**Task description**
Retype the stretch of lines that starts at the line containing "Give me the D3.js source for this chart." and ends at the line containing "const pressureLabelP = [15.8, 27.6, 39.3];", inclusive. Do not include pictures.

**Data for processing**
____

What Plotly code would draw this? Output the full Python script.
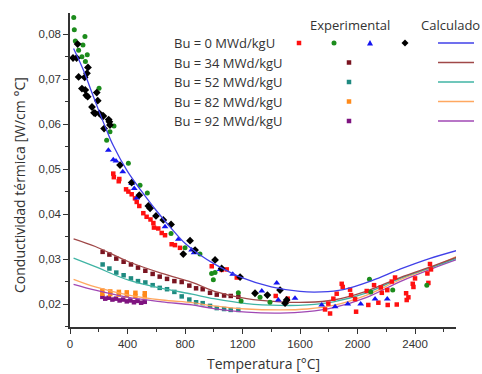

____

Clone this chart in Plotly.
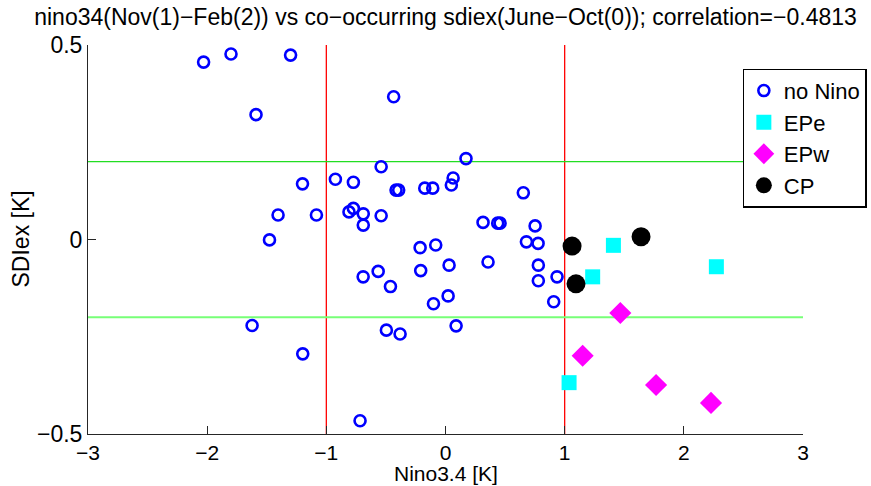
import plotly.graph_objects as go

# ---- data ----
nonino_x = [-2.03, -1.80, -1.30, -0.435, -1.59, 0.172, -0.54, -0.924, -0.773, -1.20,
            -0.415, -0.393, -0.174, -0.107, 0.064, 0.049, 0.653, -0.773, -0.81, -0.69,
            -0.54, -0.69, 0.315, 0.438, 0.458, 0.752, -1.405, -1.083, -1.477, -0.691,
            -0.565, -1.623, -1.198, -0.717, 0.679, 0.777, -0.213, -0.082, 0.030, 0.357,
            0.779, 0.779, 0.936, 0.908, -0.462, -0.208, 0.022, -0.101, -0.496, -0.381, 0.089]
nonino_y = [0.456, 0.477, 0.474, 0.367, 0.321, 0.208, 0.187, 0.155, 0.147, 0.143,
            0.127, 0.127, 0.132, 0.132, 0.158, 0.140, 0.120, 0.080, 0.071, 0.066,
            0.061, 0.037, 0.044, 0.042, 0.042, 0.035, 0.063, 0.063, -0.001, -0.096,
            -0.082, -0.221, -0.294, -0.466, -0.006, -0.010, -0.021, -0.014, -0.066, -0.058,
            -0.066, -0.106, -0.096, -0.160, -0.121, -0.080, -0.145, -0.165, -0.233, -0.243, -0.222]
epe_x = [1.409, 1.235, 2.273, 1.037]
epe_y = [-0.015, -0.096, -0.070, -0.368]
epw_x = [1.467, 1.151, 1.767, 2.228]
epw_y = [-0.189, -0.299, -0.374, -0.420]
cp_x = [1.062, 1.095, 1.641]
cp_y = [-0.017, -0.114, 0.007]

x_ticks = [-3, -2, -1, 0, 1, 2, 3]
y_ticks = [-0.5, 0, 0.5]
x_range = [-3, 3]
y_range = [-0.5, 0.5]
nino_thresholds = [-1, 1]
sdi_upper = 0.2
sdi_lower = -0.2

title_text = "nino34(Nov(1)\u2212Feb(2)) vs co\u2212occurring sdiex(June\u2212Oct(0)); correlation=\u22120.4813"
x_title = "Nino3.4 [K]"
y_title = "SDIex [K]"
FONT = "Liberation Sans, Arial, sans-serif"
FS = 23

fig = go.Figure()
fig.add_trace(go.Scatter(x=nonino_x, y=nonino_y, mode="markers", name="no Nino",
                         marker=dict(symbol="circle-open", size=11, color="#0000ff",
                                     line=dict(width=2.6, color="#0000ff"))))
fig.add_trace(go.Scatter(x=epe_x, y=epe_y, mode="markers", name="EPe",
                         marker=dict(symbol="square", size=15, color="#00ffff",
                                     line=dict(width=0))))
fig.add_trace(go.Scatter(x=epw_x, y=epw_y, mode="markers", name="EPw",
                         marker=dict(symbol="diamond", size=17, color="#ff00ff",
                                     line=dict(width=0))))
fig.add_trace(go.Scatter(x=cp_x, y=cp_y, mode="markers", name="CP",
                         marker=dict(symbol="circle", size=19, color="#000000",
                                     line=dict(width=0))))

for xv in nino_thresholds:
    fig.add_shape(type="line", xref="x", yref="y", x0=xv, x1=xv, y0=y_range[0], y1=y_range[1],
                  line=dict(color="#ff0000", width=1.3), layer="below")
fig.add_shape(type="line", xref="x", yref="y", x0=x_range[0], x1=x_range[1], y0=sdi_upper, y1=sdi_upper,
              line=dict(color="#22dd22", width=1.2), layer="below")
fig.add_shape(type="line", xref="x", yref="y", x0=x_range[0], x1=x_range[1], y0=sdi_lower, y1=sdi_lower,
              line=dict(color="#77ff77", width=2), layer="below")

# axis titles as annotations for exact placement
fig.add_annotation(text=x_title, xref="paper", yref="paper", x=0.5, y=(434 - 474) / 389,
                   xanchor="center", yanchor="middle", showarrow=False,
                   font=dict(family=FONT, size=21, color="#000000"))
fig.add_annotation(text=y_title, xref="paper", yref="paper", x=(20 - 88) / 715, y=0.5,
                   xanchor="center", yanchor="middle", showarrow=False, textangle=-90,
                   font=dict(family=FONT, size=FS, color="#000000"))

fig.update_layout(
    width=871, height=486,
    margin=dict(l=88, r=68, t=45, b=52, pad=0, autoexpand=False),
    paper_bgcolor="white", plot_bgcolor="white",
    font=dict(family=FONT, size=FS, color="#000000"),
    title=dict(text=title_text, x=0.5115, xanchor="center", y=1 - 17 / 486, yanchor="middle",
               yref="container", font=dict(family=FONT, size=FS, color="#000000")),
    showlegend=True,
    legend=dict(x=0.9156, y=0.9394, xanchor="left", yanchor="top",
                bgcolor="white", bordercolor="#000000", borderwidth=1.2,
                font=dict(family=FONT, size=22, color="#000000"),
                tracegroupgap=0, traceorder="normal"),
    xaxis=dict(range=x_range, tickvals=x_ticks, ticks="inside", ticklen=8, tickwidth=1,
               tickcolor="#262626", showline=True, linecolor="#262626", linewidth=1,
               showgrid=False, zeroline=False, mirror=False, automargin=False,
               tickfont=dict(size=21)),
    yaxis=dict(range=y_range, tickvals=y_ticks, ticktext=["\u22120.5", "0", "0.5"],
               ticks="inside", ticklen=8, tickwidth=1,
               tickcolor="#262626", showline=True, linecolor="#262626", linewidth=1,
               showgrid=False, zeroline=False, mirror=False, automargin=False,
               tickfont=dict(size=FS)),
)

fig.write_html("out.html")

____

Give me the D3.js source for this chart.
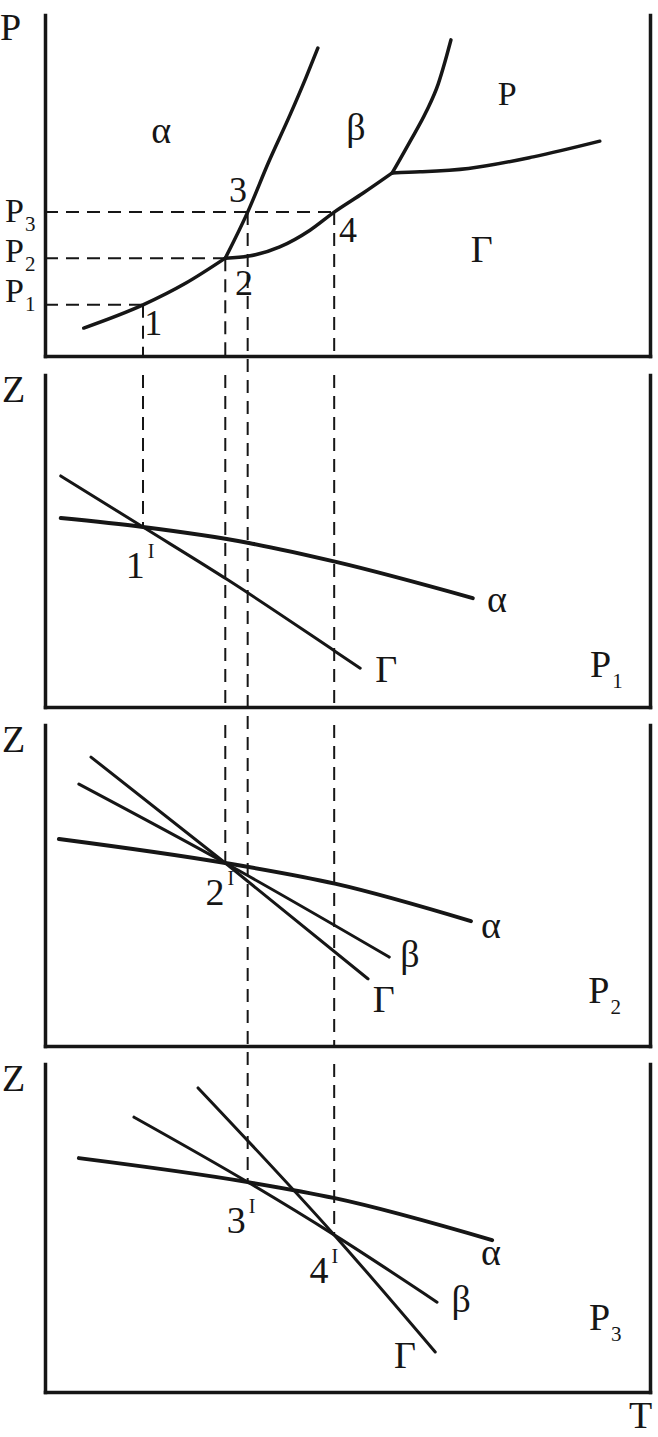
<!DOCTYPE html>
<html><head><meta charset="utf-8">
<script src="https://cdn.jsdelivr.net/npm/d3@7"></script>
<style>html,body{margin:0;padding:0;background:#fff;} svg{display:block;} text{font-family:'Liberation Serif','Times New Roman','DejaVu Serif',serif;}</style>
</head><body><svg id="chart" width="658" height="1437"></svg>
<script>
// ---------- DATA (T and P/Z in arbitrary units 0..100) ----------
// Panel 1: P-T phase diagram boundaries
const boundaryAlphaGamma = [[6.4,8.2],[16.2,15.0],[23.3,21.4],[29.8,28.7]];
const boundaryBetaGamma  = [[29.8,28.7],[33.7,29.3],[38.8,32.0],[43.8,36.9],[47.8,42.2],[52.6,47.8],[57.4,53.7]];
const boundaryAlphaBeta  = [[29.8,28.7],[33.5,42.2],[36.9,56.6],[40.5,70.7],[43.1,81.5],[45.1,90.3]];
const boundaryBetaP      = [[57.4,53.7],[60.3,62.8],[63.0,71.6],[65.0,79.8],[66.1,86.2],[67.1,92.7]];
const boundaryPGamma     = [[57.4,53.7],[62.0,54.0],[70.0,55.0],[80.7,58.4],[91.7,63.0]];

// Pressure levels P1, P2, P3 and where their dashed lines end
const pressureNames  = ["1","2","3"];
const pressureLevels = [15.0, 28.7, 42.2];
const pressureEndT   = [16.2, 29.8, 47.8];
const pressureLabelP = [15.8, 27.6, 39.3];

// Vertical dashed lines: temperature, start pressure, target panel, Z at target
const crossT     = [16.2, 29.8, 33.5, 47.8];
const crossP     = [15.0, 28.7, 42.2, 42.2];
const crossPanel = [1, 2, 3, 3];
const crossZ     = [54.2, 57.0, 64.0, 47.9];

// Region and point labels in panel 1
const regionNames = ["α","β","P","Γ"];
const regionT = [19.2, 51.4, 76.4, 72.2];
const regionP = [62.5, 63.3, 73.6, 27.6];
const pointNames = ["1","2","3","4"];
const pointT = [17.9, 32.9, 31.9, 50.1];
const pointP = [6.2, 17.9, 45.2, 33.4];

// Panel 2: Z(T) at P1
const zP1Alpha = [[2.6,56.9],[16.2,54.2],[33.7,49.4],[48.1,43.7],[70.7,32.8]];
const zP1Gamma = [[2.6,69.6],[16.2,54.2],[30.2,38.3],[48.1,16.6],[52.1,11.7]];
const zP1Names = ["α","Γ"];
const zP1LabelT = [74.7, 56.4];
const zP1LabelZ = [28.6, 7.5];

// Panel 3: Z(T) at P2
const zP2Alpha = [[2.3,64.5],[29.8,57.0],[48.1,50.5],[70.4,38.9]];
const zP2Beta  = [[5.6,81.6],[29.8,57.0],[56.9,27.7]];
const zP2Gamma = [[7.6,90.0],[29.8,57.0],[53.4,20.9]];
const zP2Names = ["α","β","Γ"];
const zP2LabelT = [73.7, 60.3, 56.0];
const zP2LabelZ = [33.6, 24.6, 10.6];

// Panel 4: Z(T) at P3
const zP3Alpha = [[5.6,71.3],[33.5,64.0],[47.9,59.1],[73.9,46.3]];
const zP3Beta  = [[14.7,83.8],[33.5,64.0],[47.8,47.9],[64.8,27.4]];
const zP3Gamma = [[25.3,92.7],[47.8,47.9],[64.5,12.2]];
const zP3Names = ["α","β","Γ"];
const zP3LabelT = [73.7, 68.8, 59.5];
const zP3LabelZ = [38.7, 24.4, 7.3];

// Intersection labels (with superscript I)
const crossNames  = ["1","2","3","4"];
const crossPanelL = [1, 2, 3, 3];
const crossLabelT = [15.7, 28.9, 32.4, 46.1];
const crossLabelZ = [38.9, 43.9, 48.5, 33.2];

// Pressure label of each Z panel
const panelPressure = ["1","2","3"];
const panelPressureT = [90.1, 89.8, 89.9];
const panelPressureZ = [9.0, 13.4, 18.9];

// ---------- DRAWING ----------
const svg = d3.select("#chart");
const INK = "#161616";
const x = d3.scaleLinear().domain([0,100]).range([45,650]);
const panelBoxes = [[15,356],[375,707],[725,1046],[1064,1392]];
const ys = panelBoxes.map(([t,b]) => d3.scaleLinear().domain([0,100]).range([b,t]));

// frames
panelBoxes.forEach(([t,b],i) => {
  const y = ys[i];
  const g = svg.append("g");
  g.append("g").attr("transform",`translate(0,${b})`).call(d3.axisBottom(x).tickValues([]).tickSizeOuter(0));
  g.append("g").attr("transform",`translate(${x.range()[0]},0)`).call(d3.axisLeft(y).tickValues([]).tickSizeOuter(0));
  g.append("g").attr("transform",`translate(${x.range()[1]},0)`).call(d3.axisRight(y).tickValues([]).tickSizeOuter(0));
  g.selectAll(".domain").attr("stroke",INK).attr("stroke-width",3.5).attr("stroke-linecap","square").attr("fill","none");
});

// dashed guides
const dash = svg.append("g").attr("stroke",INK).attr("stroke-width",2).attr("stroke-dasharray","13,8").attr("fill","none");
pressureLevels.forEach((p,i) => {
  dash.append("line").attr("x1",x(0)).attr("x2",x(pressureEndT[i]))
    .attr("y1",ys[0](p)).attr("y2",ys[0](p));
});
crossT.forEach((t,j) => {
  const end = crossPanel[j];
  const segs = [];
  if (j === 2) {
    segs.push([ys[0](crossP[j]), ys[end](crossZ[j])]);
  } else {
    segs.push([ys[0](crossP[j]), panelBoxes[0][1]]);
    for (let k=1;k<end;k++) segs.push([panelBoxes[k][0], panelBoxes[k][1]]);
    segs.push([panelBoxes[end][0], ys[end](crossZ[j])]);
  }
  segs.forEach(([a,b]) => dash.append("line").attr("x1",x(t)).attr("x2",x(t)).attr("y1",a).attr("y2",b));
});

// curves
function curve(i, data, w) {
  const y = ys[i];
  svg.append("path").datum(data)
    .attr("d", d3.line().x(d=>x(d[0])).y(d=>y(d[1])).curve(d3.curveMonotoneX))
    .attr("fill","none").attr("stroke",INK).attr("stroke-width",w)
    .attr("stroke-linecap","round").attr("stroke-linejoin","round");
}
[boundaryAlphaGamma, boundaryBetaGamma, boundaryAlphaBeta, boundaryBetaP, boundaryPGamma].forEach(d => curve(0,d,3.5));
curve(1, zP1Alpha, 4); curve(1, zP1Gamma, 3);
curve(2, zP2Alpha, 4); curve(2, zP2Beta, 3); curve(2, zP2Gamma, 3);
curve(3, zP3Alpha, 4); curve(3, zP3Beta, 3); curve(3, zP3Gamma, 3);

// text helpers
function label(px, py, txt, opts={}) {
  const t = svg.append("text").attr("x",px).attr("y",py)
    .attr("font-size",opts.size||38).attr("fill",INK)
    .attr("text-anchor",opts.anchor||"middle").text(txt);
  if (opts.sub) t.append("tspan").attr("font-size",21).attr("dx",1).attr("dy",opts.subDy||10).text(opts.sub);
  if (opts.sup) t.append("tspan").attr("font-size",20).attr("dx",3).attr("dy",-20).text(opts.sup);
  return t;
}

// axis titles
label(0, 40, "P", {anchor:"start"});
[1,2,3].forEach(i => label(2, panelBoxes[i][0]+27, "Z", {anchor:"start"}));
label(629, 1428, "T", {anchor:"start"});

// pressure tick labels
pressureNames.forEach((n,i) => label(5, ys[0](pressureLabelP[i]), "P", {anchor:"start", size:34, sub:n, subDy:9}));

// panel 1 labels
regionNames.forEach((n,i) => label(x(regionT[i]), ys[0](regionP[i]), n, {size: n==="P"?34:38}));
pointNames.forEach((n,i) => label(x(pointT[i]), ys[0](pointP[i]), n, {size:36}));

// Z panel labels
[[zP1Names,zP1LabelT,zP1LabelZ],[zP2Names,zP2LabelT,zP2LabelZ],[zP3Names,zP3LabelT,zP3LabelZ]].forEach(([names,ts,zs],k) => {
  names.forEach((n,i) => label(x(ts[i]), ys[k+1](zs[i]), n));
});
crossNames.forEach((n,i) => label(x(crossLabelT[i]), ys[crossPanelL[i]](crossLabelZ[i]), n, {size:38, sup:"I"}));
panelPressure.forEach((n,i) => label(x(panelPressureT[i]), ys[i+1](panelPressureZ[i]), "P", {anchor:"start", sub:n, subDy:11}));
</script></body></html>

____

**Response to the exercise**
Give me the D3.js source for this chart.
<!DOCTYPE html>
<html><head><meta charset="utf-8">
<script src="https://cdn.jsdelivr.net/npm/d3@7"></script>
<style>html,body{margin:0;padding:0;background:#fff;} svg{display:block;} text{font-family:'Liberation Serif','Times New Roman','DejaVu Serif',serif;}</style>
</head><body><svg id="chart" width="658" height="1437"></svg>
<script>
// ---------- DATA (T and P/Z in arbitrary units 0..100) ----------
// Panel 1: P-T phase diagram boundaries
const boundaryAlphaGamma = [[6.4,8.2],[16.2,15.0],[23.3,21.4],[29.8,28.7]];
const boundaryBetaGamma  = [[29.8,28.7],[33.7,29.3],[38.8,32.0],[43.8,36.9],[47.8,42.2],[52.6,47.8],[57.4,53.7]];
const boundaryAlphaBeta  = [[29.8,28.7],[33.5,42.2],[36.9,56.6],[40.5,70.7],[43.1,81.5],[45.1,90.3]];
const boundaryBetaP      = [[57.4,53.7],[60.3,62.8],[63.0,71.6],[65.0,79.8],[66.1,86.2],[67.1,92.7]];
const boundaryPGamma     = [[57.4,53.7],[62.0,54.0],[70.0,55.0],[80.7,58.4],[91.7,63.0]];

// Pressure levels P1, P2, P3 and where their dashed lines end
const pressureNames  = ["1","2","3"];
const pressureLevels = [15.0, 28.7, 42.2];
const pressureEndT   = [16.2, 29.8, 47.8];
const pressureLabelP = [15.8, 27.6, 39.3];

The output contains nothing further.